■ Dataset content:
○ ○ ○ ○
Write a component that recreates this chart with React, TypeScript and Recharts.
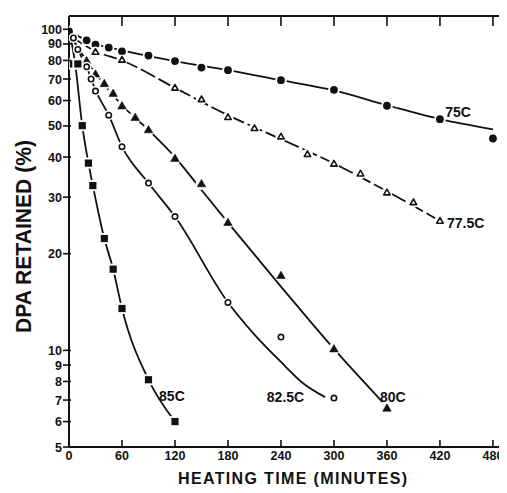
import React from 'react';
import { ComposedChart, Line, Scatter, XAxis, YAxis, ReferenceDot } from 'recharts';

// ---- axis ticks ----
const xTicks = [0, 60, 120, 180, 240, 300, 360, 420, 480];
const topTicks = [60, 120, 180, 240, 300, 360, 420, 480];
const yTicks = [5, 6, 7, 8, 9, 10, 20, 30, 40, 50, 60, 70, 80, 90, 100];

// ---- measured points (minutes, % DPA retained) ----
const t75 = [0, 20, 30, 45, 60, 90, 120, 150, 180, 240, 300, 360, 420, 480];
const v75 = [98.5, 92.4, 89.6, 87.7, 85.4, 82.8, 79.6, 76, 74.6, 69.4, 64.8, 57.8, 52.5, 45.7];
const t775 = [30, 60, 120, 150, 180, 210, 240, 270, 300, 330, 360, 390, 420];
const v775 = [85, 80.3, 65.7, 60.5, 53.2, 49.2, 46.3, 40.8, 38.1, 35.5, 31, 28.9, 25.3];
const t80 = [20, 30, 40, 50, 60, 75, 90, 120, 150, 180, 240, 300, 360];
const v80 = [79.7, 72.5, 67.7, 63.1, 57.7, 53.1, 48.6, 39.6, 33, 25, 17.1, 10.1, 6.6];
const t825 = [5, 10, 20, 25, 30, 45, 60, 90, 120, 180, 240, 300];
const v825 = [94, 86.5, 76.4, 70, 64.2, 54, 43.1, 33.2, 26.1, 14.1, 11, 7.1];
const t85 = [5, 10, 15, 22, 27, 40, 50, 60, 90, 120];
const v85 = [78, 78, 50.1, 38.3, 32.6, 22.3, 17.9, 13.5, 8.1, 6.0];

// ---- drawn curves ----
const fitT75 = [0, 30, 60, 120, 180, 240, 300, 360, 420, 480];
const fitV75 = [98.5, 90, 86, 79.6, 74.6, 69.4, 64.5, 58, 52.5, 48.8];
const fitT775 = [0, 30, 60, 120, 180, 240, 300, 360, 420];
const fitV775 = [96, 85.5, 80, 65.7, 54, 45.5, 38.2, 31.3, 25.3];
const fitT80 = [0, 20, 30, 60, 90, 120, 150, 180, 240, 300, 355];
const fitV80 = [97, 79.7, 73, 58, 48.6, 40, 31.6, 25, 15.8, 10.1, 6.9];
const fitT825 = [0, 5, 10, 20, 30, 45, 60, 90, 120, 180, 210, 240, 265, 290];
const fitV825 = [98, 94, 86.5, 76.4, 64.5, 54, 43.1, 33.2, 26.1, 14.1, 11.2, 9.2, 7.9, 7.15];
const fitT85 = [0, 7, 15, 22, 27, 40, 50, 60, 90, 120];
const fitV85 = [100, 78, 50.1, 38.3, 32.6, 22.3, 17.9, 13.5, 8.1, 6.0];

const seriesNames = ['75C', '77.5C', '80C', '82.5C', '85C'];

const zip = (ts: number[], vs: number[]) => ts.map((t, i) => ({ t, v: vs[i] }));

const FONT = '"Liberation Sans", Arial, Helvetica, sans-serif';
const INK = '#111';

// ---- marker shapes ----
const FilledCircle = (p: any) => {
  const { cx, cy } = p;
  if (cx == null || cy == null) return null;
  return (
    <g>
      <circle cx={cx} cy={cy} r={5.8} fill="#fff" />
      <circle cx={cx} cy={cy} r={3.9} fill={INK} />
    </g>
  );
};
const triPath = (cx: number, cy: number, s: number) => {
  const h = s * 0.866;
  return `M${cx},${cy - h * 0.6} L${cx + s / 2},${cy + h * 0.4} L${cx - s / 2},${cy + h * 0.4} Z`;
};
const OpenTriangle = (p: any) => {
  const { cx, cy } = p;
  if (cx == null || cy == null) return null;
  return (
    <g>
      <circle cx={cx} cy={cy} r={5.5} fill="#fff" />
      <path d={triPath(cx, cy, 6.5)} fill="#fff" stroke={INK} strokeWidth={1.6} strokeLinejoin="round" />
    </g>
  );
};
const FilledTriangle = (p: any) => {
  const { cx, cy } = p;
  if (cx == null || cy == null) return null;
  return (
    <g>
      <circle cx={cx} cy={cy} r={6} fill="#fff" />
      <path d={triPath(cx, cy, 8.5)} fill={INK} stroke={INK} strokeWidth={0.6} />
    </g>
  );
};
const OpenCircle = (p: any) => {
  const { cx, cy } = p;
  if (cx == null || cy == null) return null;
  return (
    <g>
      <circle cx={cx} cy={cy} r={5} fill="#fff" />
      <circle cx={cx} cy={cy} r={2.7} fill="#fff" stroke={INK} strokeWidth={1.6} />
    </g>
  );
};
const FilledSquare = (p: any) => {
  const { cx, cy } = p;
  if (cx == null || cy == null) return null;
  return (
    <g>
      <rect x={cx - 5.5} y={cy - 5.5} width={11} height={11} fill="#fff" />
      <rect x={cx - 3.6} y={cy - 3.6} width={7.2} height={7.2} fill={INK} />
    </g>
  );
};
const NoMark = () => <g />;

// ---- axis ticks ----
const tickText = { fontSize: 12.5, fontWeight: 700, fontFamily: FONT, fill: INK } as const;

const BottomTick = (p: any) => (
  <g>
    <line x1={p.x} x2={p.x} y1={p.y} y2={p.y - 7} stroke={INK} strokeWidth={1.6} />
    <text x={p.x} y={p.y + 13} textAnchor="middle" {...tickText}>
      {p.payload.value}
    </text>
  </g>
);
const TopTick = (p: any) => (
  <line x1={p.x} x2={p.x} y1={p.y} y2={p.y + 10} stroke={INK} strokeWidth={1.6} />
);
const LeftTick = (p: any) => (
  <g>
    <line x1={p.x - 6} x2={p.x + 2} y1={p.y} y2={p.y} stroke={INK} strokeWidth={1.6} />
    <text x={p.x - 7} y={p.y} dy="0.36em" textAnchor="end" {...tickText}>
      {p.payload.value}
    </text>
  </g>
);
const RightTick = (p: any) => (
  <line x1={p.x} x2={p.x + 7} y1={p.y} y2={p.y} stroke={INK} strokeWidth={1.6} />
);

const XTitle = (p: any) => {
  const vb = p.viewBox || {};
  return (
    <text
      x={vb.x + vb.width / 2 + 8}
      y={vb.y + 37}
      textAnchor="middle"
      fontSize={16}
      fontWeight={700}
      fontFamily={FONT}
      fill={INK}
      textLength={229}
      lengthAdjust="spacing"
    >
      HEATING  TIME  (MINUTES)
    </text>
  );
};
const YTitle = (p: any) => {
  const vb = p.viewBox || {};
  const cx = vb.x + 15.3;
  const cy = vb.y + vb.height / 2 + 5;
  return (
    <text
      x={cx}
      y={cy}
      transform={`rotate(-90, ${cx}, ${cy})`}
      textAnchor="middle"
      dominantBaseline="central"
      fontSize={22}
      fontWeight={700}
      fontFamily={FONT}
      fill={INK}
      textLength={193}
      lengthAdjust="spacingAndGlyphs"
    >
      DPA  RETAINED (%)
    </text>
  );
};

const seriesLabel = (text: string) => (p: any) => {
  const vb = p.viewBox || {};
  return (
    <text
      x={vb.x}
      y={vb.y}
      dominantBaseline="central"
      fontSize={14}
      fontWeight={700}
      fontFamily={FONT}
      fill={INK}
    >
      {text}
    </text>
  );
};

// label anchor points (data coordinates)
const labelAnchors = [
  { t: 426, v: 55.4 },
  { t: 428, v: 25.0 },
  { t: 352, v: 7.15 },
  { t: 224, v: 7.14 },
  { t: 102, v: 7.19 },
];

const fits = [
  { data: zip(fitT75, fitV75), dash: undefined },
  { data: zip(fitT775, fitV775), dash: '16 4' },
  { data: zip(fitT80, fitV80), dash: undefined },
  { data: zip(fitT825, fitV825), dash: undefined },
  { data: zip(fitT85, fitV85), dash: undefined },
];
const points = [
  { data: zip(t75, v75), shape: FilledCircle },
  { data: zip(t775, v775), shape: OpenTriangle },
  { data: zip(t80, v80), shape: FilledTriangle },
  { data: zip(t825, v825), shape: OpenCircle },
  { data: zip(t85, v85), shape: FilledSquare },
];

export default function App() {
  return (
    <ComposedChart
      width={499}
      height={485}
      margin={{ top: 7, right: 6, bottom: 16, left: 0 }}
      style={{ background: '#fff' }}
    >
      <XAxis
        xAxisId="b"
        type="number"
        dataKey="t"
        domain={[0, 488]}
        allowDataOverflow
        ticks={xTicks}
        interval={0}
        tickLine={false}
        tickSize={0}
        tickMargin={0}
        height={30}
        axisLine={{ stroke: INK, strokeWidth: 2 }}
        tick={BottomTick}
        label={XTitle}
      />
      <XAxis
        xAxisId="top"
        orientation="top"
        type="number"
        dataKey="t"
        domain={[0, 488]}
        allowDataOverflow
        ticks={topTicks}
        interval={0}
        tickLine={false}
        tickSize={0}
        tickMargin={0}
        height={1}
        axisLine={{ stroke: INK, strokeWidth: 2 }}
        tick={TopTick}
      />
      <YAxis
        yAxisId="l"
        type="number"
        dataKey="v"
        scale="log"
        domain={[5, 110]}
        allowDataOverflow
        ticks={yTicks}
        interval={0}
        tickLine={false}
        tickSize={0}
        tickMargin={0}
        width={61}
        axisLine={{ stroke: INK, strokeWidth: 2 }}
        tick={LeftTick}
        label={YTitle}
      />
      <YAxis
        yAxisId="r"
        orientation="right"
        type="number"
        dataKey="v"
        scale="log"
        domain={[5, 110]}
        allowDataOverflow
        ticks={yTicks}
        interval={0}
        tickLine={false}
        tickSize={0}
        tickMargin={0}
        width={1}
        axisLine={false}
        tick={RightTick}
      />
      {fits.map((f, i) => (
        <Line
          key={'fit' + i}
          xAxisId="b"
          yAxisId="l"
          data={f.data}
          dataKey="v"
          type="monotone"
          stroke={INK}
          strokeWidth={1.8}
          strokeDasharray={f.dash}
          dot={false}
          activeDot={false}
          isAnimationActive={false}
          name={seriesNames[i]}
        />
      ))}
      {points.map((s, i) => (
        <Scatter
          key={'pts' + i}
          xAxisId="b"
          yAxisId="l"
          data={s.data}
          dataKey="v"
          shape={s.shape}
          isAnimationActive={false}
          name={seriesNames[i]}
        />
      ))}
      {/* invisible twin so the mirrored frame axes (top / right) are laid out */}
      <Scatter
        xAxisId="top"
        yAxisId="r"
        data={points[0].data}
        dataKey="v"
        shape={NoMark}
        isAnimationActive={false}
        legendType="none"
      />
      {labelAnchors.map((a, i) => (
        <ReferenceDot
          key={'lab' + i}
          xAxisId="b"
          yAxisId="l"
          x={a.t}
          y={a.v}
          r={0}
          fill="none"
          stroke="none"
          ifOverflow="visible"
          label={seriesLabel(seriesNames[i])}
        />
      ))}
    </ComposedChart>
  );
}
○ ○ ○ ○
■ Exercise directions: Leave out any pictures, please, and quote only the lines from the top of the data through the line that contains "80, 90, 100];".

■ Written solution:
Write a component that recreates this chart with React, TypeScript and Recharts.
import React from 'react';
import { ComposedChart, Line, Scatter, XAxis, YAxis, ReferenceDot } from 'recharts';

// ---- axis ticks ----
const xTicks = [0, 60, 120, 180, 240, 300, 360, 420, 480];
const topTicks = [60, 120, 180, 240, 300, 360, 420, 480];
const yTicks = [5, 6, 7, 8, 9, 10, 20, 30, 40, 50, 60, 70, 80, 90, 100];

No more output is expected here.